◆ **EXERCISE INPUT**:
—————

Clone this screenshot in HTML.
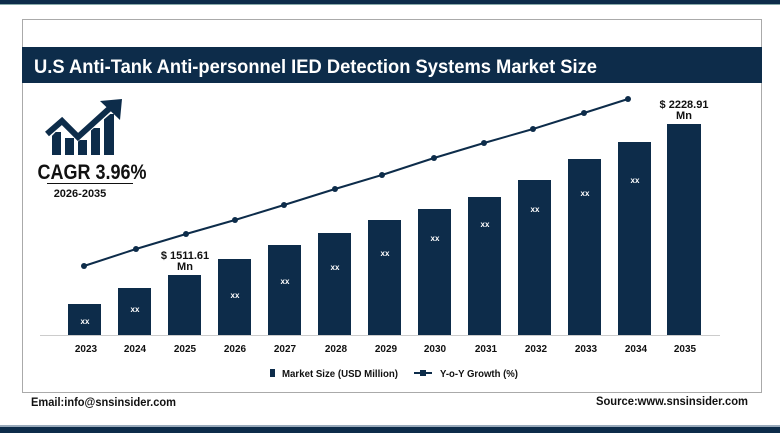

—————

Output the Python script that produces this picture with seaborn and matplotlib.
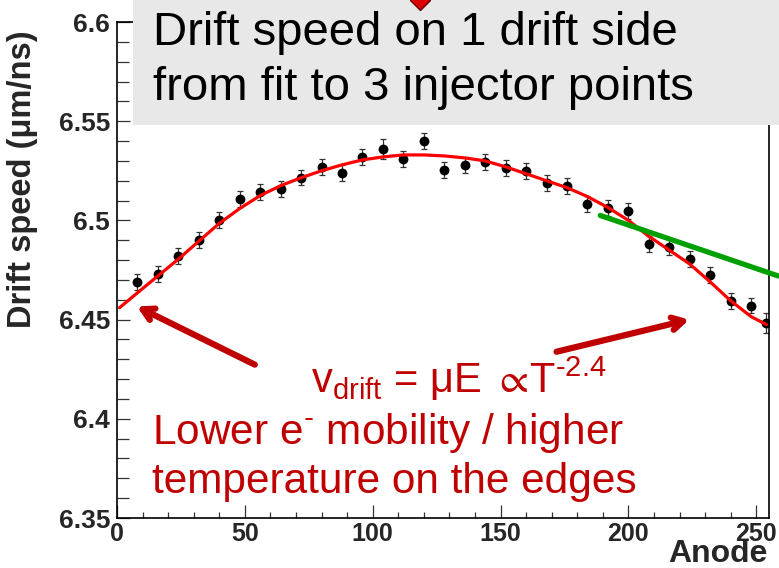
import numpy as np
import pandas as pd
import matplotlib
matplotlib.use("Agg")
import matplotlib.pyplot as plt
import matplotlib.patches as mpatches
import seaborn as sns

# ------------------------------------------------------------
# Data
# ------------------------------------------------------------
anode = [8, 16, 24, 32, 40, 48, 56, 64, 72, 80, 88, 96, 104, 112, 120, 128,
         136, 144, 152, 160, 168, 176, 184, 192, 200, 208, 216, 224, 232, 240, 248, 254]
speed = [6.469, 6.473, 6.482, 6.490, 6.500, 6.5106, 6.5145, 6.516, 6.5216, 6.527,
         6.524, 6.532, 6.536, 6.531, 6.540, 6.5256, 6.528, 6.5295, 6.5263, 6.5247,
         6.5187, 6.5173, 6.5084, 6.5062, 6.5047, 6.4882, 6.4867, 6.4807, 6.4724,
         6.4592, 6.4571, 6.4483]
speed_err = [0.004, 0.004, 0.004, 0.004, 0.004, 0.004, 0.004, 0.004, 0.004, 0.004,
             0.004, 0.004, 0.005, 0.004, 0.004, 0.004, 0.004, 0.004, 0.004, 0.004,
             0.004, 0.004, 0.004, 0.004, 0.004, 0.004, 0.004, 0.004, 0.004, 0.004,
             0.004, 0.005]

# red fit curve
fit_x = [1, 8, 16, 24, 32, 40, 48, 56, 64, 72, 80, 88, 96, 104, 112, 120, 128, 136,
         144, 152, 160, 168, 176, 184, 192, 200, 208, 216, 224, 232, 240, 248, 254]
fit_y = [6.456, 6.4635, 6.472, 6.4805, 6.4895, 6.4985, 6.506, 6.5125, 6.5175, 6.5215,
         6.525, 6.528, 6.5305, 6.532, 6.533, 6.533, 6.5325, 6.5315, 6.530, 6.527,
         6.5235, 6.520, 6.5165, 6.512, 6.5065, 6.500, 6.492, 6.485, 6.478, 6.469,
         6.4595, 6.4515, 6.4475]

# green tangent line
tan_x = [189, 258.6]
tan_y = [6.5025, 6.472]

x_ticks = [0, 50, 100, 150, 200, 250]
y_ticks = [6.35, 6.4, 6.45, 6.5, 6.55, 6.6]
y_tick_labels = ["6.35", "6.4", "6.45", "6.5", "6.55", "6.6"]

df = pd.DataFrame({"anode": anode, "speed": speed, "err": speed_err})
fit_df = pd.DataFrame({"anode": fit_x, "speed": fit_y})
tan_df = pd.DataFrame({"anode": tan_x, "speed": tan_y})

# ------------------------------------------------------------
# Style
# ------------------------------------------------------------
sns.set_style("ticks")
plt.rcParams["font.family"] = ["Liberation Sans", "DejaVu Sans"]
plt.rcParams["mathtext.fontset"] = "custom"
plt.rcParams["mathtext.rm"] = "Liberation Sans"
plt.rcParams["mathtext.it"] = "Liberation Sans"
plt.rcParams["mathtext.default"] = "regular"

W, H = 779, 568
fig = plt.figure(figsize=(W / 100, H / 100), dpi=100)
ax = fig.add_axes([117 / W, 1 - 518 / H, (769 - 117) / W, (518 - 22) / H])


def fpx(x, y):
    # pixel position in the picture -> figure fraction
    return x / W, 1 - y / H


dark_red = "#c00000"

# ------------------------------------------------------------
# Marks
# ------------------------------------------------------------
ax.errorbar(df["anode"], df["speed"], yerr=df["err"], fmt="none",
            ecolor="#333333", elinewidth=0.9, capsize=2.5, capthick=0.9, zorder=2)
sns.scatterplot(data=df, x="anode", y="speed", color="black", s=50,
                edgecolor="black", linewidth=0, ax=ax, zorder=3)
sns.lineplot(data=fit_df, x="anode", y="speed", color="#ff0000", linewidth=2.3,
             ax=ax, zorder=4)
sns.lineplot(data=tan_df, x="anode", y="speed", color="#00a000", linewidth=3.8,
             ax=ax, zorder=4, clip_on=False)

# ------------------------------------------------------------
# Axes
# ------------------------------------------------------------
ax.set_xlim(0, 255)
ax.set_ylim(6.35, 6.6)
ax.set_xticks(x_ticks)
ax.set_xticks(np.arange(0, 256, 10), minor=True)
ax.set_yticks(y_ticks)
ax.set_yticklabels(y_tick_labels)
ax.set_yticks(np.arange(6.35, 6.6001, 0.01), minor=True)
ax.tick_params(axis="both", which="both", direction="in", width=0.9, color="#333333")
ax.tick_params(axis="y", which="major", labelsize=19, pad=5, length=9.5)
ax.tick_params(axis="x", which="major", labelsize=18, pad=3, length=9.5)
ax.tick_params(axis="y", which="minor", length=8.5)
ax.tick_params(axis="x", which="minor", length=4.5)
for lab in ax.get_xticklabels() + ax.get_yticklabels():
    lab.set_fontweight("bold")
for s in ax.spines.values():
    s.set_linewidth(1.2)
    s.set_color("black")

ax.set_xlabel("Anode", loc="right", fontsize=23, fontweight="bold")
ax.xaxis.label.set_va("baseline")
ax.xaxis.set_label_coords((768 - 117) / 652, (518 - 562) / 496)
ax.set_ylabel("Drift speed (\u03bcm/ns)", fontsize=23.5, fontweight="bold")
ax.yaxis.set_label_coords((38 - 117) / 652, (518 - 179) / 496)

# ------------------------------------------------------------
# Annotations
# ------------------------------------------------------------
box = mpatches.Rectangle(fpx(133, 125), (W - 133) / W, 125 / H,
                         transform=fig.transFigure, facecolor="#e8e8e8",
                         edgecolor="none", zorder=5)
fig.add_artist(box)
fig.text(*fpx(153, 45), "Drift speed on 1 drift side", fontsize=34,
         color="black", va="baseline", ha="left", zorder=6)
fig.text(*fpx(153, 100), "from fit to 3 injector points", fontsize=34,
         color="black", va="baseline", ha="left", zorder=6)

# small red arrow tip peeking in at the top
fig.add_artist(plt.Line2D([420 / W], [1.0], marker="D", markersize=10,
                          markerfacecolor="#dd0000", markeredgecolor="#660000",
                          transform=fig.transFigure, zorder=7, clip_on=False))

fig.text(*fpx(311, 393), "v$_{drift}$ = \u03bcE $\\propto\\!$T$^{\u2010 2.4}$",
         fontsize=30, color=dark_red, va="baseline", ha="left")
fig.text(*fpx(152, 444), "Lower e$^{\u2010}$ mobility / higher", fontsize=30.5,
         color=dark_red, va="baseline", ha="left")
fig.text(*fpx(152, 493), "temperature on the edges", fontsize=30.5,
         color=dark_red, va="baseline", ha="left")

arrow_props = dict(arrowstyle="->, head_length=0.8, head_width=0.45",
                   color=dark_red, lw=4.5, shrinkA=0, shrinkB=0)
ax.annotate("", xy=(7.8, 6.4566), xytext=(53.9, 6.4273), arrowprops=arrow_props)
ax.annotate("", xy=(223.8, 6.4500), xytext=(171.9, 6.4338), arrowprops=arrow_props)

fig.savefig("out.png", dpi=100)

—————

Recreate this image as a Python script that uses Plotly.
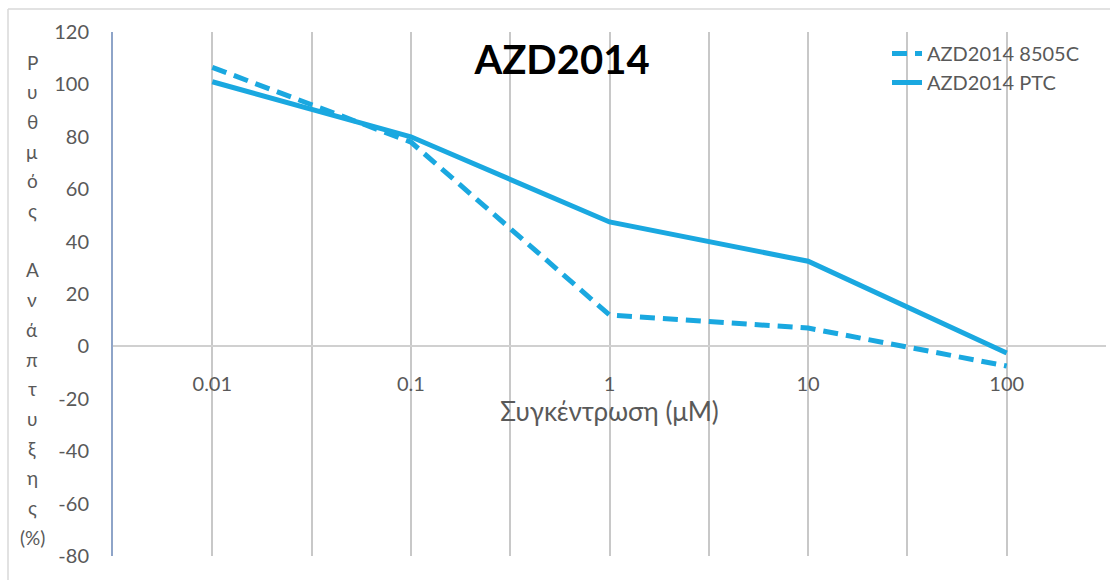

—————

◆ **REQUEST**: Pick out the lines that include the word "script" and write them out.

◆ **RESPONSE**:
Output the Python script that produces this picture with seaborn and matplotlib.
Recreate this image as a Python script that uses Plotly.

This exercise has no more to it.